┌──

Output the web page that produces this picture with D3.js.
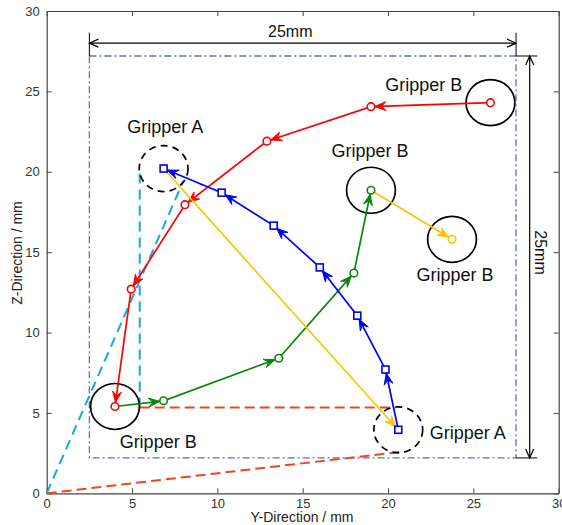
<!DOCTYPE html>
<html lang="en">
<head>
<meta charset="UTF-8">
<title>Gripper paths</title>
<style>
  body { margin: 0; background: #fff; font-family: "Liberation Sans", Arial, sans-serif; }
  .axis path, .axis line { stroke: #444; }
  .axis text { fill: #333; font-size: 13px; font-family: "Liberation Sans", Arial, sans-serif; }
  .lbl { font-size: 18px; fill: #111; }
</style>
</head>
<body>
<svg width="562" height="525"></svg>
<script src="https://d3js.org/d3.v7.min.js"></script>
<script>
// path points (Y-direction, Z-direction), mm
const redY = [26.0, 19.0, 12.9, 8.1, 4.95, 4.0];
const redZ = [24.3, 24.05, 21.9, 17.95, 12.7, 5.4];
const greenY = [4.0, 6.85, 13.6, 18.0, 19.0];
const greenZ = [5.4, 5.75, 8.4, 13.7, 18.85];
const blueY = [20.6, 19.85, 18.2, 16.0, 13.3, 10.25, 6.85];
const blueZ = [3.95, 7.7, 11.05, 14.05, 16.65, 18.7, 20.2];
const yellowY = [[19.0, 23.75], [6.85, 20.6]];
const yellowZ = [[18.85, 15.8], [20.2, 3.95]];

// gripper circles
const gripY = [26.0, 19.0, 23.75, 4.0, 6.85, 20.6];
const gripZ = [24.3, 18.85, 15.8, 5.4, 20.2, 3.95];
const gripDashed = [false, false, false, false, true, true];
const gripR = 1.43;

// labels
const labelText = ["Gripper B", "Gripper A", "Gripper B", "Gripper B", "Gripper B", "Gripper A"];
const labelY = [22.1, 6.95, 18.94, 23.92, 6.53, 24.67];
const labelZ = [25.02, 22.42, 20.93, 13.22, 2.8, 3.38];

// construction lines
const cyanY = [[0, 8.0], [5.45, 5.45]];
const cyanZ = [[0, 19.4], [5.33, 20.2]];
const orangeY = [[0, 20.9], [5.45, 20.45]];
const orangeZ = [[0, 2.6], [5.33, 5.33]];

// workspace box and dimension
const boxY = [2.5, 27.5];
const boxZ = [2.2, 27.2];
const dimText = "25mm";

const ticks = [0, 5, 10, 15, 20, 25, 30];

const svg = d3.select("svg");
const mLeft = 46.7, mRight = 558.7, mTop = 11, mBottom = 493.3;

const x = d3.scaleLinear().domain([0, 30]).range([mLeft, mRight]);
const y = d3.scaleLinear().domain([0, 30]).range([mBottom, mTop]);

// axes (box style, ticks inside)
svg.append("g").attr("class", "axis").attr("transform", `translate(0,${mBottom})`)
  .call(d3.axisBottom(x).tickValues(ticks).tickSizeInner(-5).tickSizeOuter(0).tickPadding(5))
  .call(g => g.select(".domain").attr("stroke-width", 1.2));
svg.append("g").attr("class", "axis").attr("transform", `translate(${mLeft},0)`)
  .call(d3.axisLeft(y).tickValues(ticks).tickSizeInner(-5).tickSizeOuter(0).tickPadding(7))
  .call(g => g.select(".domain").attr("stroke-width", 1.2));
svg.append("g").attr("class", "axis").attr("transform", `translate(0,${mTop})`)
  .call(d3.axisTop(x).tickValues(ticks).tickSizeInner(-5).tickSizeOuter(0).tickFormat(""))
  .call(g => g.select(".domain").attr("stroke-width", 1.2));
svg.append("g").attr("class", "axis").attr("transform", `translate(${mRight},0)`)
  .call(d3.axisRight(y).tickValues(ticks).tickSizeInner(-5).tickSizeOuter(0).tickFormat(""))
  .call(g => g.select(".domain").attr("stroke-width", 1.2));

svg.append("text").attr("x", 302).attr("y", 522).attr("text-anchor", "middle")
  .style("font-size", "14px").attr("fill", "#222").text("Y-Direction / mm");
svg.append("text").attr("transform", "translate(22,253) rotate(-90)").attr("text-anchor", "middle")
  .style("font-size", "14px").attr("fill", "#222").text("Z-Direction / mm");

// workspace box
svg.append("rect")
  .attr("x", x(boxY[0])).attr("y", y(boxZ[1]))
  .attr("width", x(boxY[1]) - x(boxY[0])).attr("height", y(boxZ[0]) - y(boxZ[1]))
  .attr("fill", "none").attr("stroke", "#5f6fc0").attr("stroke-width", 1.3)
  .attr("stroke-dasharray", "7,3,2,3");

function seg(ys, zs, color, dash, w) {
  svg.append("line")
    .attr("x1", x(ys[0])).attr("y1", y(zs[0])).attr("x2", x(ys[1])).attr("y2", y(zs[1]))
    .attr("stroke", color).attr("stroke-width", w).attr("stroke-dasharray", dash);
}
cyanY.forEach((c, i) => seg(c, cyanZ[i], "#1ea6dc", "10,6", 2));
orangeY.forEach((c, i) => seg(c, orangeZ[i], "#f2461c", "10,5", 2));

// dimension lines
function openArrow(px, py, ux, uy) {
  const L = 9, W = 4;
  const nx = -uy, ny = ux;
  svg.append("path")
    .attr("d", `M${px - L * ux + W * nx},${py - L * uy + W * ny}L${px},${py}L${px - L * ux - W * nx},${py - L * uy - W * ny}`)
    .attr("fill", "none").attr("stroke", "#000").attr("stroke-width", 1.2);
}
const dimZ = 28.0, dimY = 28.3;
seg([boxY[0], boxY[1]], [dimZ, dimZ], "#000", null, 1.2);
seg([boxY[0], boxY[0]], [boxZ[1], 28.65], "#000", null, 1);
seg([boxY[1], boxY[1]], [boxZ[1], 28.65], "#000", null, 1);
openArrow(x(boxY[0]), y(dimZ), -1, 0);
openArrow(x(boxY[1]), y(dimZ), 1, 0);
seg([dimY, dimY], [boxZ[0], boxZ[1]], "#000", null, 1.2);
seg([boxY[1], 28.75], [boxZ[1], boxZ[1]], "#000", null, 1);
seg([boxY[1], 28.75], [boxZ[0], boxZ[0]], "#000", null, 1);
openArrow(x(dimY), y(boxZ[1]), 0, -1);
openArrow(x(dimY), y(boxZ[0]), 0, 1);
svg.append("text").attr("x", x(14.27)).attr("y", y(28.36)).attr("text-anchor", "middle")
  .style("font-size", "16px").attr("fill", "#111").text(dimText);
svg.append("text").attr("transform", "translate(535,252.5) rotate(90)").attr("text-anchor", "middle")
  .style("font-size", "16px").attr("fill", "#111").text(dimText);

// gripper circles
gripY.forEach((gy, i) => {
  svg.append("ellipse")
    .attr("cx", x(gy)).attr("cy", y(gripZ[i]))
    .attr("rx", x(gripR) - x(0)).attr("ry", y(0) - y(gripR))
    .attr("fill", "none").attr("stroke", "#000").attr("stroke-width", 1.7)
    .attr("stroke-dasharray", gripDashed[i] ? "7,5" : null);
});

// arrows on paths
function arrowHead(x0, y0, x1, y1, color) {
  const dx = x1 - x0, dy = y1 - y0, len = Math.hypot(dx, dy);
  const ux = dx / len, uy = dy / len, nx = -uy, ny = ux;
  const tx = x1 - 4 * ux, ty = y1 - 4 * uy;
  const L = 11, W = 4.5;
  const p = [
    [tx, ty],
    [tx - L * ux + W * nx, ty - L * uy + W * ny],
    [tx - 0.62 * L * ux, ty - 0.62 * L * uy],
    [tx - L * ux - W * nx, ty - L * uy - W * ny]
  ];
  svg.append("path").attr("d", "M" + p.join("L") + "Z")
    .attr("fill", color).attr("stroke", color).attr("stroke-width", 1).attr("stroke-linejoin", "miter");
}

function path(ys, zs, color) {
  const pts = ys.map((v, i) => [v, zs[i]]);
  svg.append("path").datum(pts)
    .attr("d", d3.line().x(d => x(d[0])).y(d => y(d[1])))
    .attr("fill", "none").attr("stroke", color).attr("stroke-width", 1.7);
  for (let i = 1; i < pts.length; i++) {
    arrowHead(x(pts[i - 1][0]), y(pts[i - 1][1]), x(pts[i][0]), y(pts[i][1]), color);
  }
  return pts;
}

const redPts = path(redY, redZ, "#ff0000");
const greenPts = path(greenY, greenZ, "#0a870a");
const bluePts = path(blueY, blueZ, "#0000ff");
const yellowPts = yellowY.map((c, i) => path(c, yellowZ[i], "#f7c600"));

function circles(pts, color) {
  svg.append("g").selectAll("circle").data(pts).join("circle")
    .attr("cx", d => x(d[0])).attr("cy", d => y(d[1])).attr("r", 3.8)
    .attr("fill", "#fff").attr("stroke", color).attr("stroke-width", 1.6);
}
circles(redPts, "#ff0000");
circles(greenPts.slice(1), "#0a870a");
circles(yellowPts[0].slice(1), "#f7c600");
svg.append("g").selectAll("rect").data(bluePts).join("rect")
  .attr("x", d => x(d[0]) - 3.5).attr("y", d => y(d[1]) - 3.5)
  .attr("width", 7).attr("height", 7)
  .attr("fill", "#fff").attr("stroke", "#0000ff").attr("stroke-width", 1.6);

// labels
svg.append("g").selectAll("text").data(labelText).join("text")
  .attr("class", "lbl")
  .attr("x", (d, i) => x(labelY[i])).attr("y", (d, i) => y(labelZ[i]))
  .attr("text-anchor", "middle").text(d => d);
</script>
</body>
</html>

└──

PROBLEM DESCRIPTION
From the top of the listing above, repeat each line exactly until you reach the line containing "d3.scaleLinear().domain([0, 30]).range([mBottom, mTop]);", and repeat that one too. Leave the pictures out.

WORKED ANSWER
Output the web page that produces this picture with D3.js.
<!DOCTYPE html>
<html lang="en">
<head>
<meta charset="UTF-8">
<title>Gripper paths</title>
<style>
  body { margin: 0; background: #fff; font-family: "Liberation Sans", Arial, sans-serif; }
  .axis path, .axis line { stroke: #444; }
  .axis text { fill: #333; font-size: 13px; font-family: "Liberation Sans", Arial, sans-serif; }
  .lbl { font-size: 18px; fill: #111; }
</style>
</head>
<body>
<svg width="562" height="525"></svg>
<script src="https://d3js.org/d3.v7.min.js"></script>
<script>
// path points (Y-direction, Z-direction), mm
const redY = [26.0, 19.0, 12.9, 8.1, 4.95, 4.0];
const redZ = [24.3, 24.05, 21.9, 17.95, 12.7, 5.4];
const greenY = [4.0, 6.85, 13.6, 18.0, 19.0];
const greenZ = [5.4, 5.75, 8.4, 13.7, 18.85];
const blueY = [20.6, 19.85, 18.2, 16.0, 13.3, 10.25, 6.85];
const blueZ = [3.95, 7.7, 11.05, 14.05, 16.65, 18.7, 20.2];
const yellowY = [[19.0, 23.75], [6.85, 20.6]];
const yellowZ = [[18.85, 15.8], [20.2, 3.95]];

// gripper circles
const gripY = [26.0, 19.0, 23.75, 4.0, 6.85, 20.6];
const gripZ = [24.3, 18.85, 15.8, 5.4, 20.2, 3.95];
const gripDashed = [false, false, false, false, true, true];
const gripR = 1.43;

// labels
const labelText = ["Gripper B", "Gripper A", "Gripper B", "Gripper B", "Gripper B", "Gripper A"];
const labelY = [22.1, 6.95, 18.94, 23.92, 6.53, 24.67];
const labelZ = [25.02, 22.42, 20.93, 13.22, 2.8, 3.38];

// construction lines
const cyanY = [[0, 8.0], [5.45, 5.45]];
const cyanZ = [[0, 19.4], [5.33, 20.2]];
const orangeY = [[0, 20.9], [5.45, 20.45]];
const orangeZ = [[0, 2.6], [5.33, 5.33]];

// workspace box and dimension
const boxY = [2.5, 27.5];
const boxZ = [2.2, 27.2];
const dimText = "25mm";

const ticks = [0, 5, 10, 15, 20, 25, 30];

const svg = d3.select("svg");
const mLeft = 46.7, mRight = 558.7, mTop = 11, mBottom = 493.3;

const x = d3.scaleLinear().domain([0, 30]).range([mLeft, mRight]);
const y = d3.scaleLinear().domain([0, 30]).range([mBottom, mTop]);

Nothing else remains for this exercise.